Gunakan metrik ini untuk mengidentifikasi fungsi yang sering mengalami cold start dan untuk mengevaluasi efektivitas strategi pemanasan Anda. Lakukan eksperimen dengan frekuensi pemanasan, batas konkurensi, dan teknik optimisasi yang berbeda untuk menemukan konfigurasi optimal untuk aplikasi Anda.
Memilih Strategi yang Tepat
Strategi pemanasan terbaik tergantung pada persyaratan spesifik aplikasi Anda. Berikut adalah ringkasan faktor-faktor yang perlu dipertimbangkan:
- Kekritisan fungsi: Untuk fungsi kritis yang memerlukan latensi rendah yang konsisten, pertimbangkan untuk menggunakan provisioned concurrency atau kombinasi pemanggilan terjadwal dan eksekusi konkuren.
- Pola penggunaan fungsi: Jika fungsi Anda sering dipanggil, pemanggilan terjadwal mungkin sudah cukup. Jika fungsi Anda hanya dipanggil secara sporadis, Anda mungkin perlu menggunakan strategi pemanasan yang lebih agresif.

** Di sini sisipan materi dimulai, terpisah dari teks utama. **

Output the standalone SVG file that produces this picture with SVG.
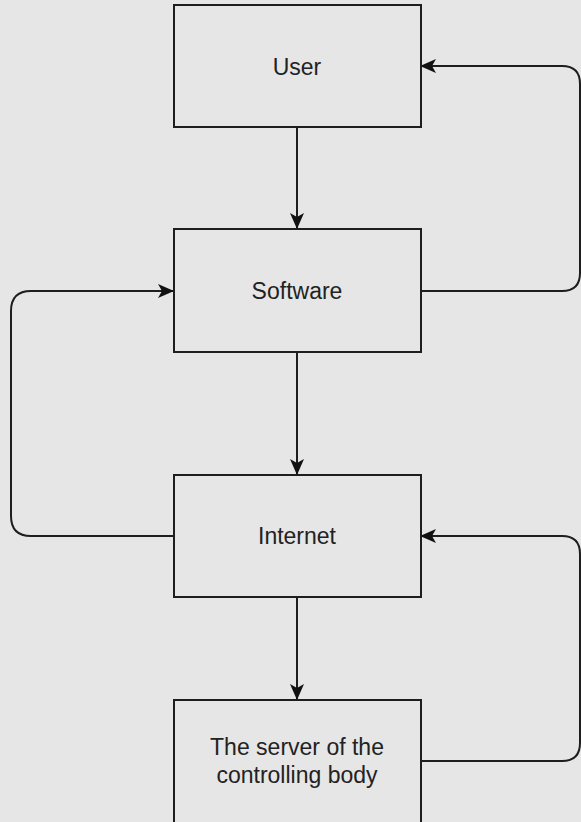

- Biaya: Pertimbangkan implikasi biaya dari setiap strategi pemanasan. Provisioned concurrency adalah opsi paling mahal, sedangkan pemanggilan terjadwal umumnya paling hemat biaya.

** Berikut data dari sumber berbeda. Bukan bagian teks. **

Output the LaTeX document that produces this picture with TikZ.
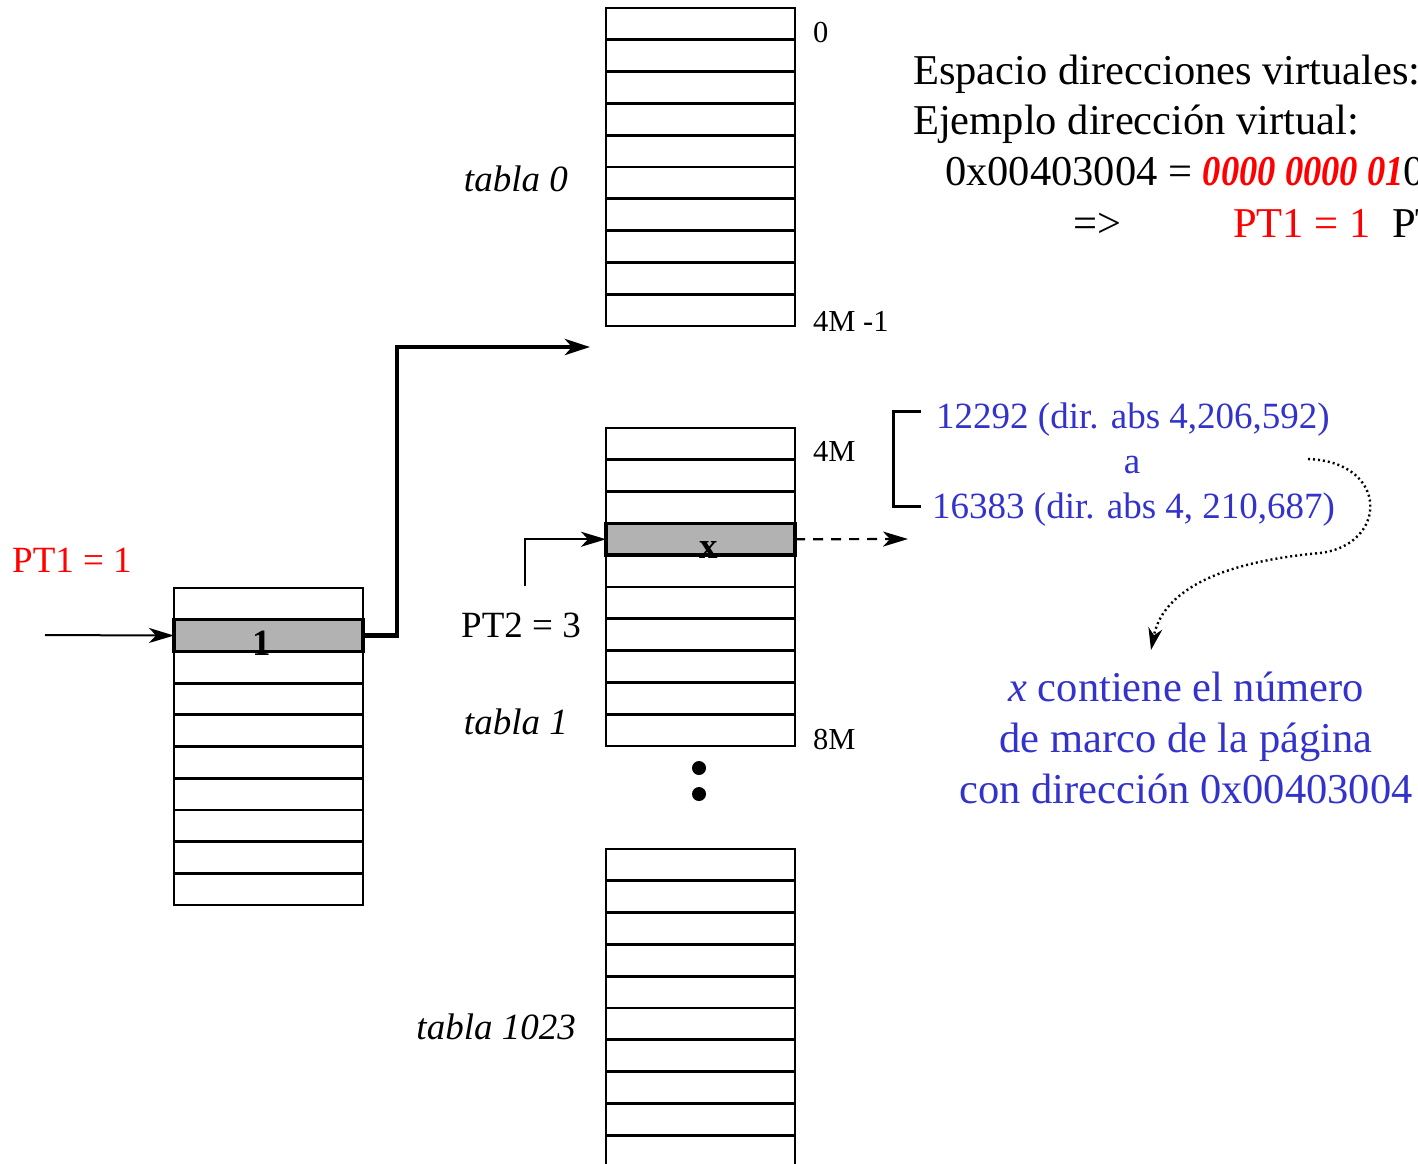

- Kompleksitas: Pertimbangkan kompleksitas penerapan setiap strategi pemanasan. Pemanggilan terjadwal adalah yang paling sederhana untuk diterapkan, sementara kontainerisasi dan edge computing bisa lebih kompleks.
Dengan mempertimbangkan faktor-faktor ini secara cermat, Anda dapat memilih strategi pemanasan yang paling sesuai dengan kebutuhan Anda dan memastikan pengalaman pengguna yang lancar dan responsif untuk aplikasi frontend Anda.
Kesimpulan
Cold start adalah tantangan umum dalam arsitektur serverless, tetapi dapat dimitigasi secara efektif menggunakan berbagai strategi pemanasan. Dengan memahami faktor-faktor yang berkontribusi terhadap cold start dan menerapkan teknik mitigasi yang sesuai, Anda dapat memastikan bahwa fungsi serverless frontend Anda memberikan pengalaman pengguna yang cepat dan andal. Ingatlah untuk memantau performa fungsi Anda dan menyesuaikan strategi pemanasan Anda sesuai kebutuhan untuk mengoptimalkan biaya dan performa. Terapkan teknik-teknik ini untuk membangun aplikasi frontend yang tangguh dan dapat diskalakan dengan teknologi serverless.